**Given request**
Say how many lines in the data below contain the word "What", and give no other text.

**Data shown**
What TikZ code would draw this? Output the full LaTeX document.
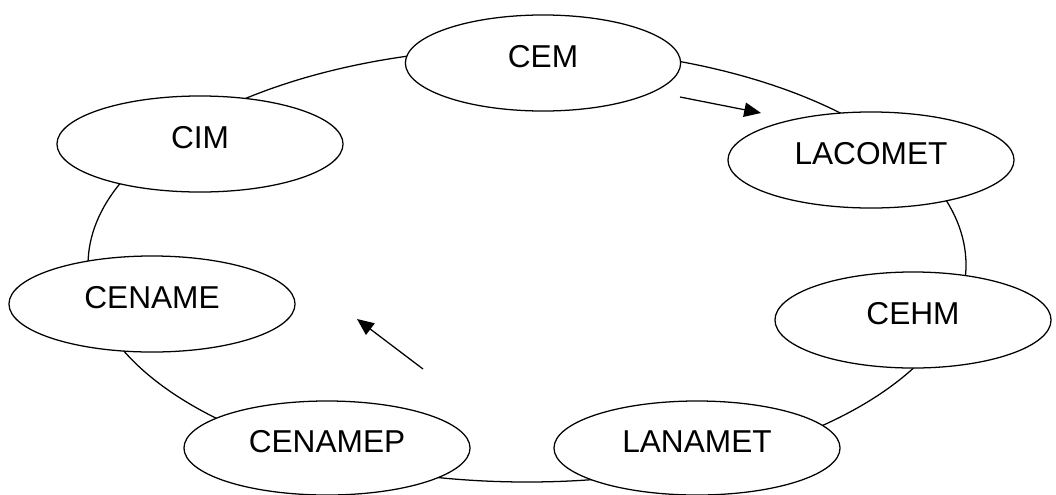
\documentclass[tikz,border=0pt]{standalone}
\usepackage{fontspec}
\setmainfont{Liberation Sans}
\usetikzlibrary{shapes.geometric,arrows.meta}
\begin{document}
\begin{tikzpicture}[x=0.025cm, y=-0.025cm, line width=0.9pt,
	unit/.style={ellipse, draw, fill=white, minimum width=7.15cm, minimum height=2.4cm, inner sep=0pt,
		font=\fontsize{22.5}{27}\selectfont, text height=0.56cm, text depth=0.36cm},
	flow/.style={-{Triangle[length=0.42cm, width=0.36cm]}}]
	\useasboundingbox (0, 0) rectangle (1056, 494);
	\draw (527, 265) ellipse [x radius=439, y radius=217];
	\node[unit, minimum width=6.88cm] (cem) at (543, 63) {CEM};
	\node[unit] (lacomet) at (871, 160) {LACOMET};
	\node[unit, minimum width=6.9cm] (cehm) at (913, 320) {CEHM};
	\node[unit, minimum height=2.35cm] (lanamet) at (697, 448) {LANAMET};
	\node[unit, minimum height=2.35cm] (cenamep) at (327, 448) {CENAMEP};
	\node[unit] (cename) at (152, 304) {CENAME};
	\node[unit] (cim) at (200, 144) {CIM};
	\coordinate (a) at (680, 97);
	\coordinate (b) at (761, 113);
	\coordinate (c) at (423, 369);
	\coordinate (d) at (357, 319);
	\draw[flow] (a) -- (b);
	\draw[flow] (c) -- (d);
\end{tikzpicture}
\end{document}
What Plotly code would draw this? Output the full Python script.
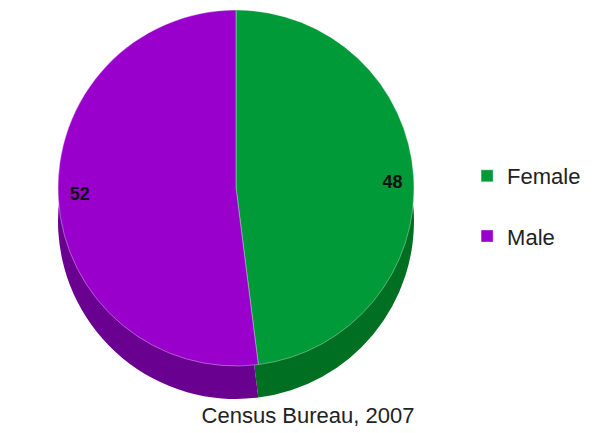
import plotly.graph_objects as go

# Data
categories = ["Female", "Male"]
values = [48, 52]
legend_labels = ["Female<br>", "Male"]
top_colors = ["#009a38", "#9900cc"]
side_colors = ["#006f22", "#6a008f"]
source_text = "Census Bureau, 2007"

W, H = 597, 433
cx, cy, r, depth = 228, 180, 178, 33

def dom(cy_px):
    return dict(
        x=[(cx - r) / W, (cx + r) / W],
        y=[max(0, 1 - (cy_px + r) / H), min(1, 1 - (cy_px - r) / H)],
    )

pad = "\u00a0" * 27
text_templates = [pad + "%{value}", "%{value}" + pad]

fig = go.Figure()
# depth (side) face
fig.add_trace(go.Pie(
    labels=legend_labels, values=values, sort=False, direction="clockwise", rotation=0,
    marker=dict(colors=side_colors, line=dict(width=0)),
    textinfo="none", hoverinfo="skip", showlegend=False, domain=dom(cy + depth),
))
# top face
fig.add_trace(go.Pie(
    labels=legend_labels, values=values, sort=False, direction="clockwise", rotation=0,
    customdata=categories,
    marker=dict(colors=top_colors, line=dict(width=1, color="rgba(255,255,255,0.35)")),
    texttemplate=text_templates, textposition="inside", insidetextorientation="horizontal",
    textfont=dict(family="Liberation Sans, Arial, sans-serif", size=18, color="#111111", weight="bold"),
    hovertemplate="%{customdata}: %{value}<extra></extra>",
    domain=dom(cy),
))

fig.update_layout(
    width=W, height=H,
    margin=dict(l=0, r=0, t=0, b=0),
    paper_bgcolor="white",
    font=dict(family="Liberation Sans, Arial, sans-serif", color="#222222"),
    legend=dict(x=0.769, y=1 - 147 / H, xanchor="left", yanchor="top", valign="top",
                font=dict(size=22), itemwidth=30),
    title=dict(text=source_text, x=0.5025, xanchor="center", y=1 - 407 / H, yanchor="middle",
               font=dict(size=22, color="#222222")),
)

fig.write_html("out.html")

**Task output**
2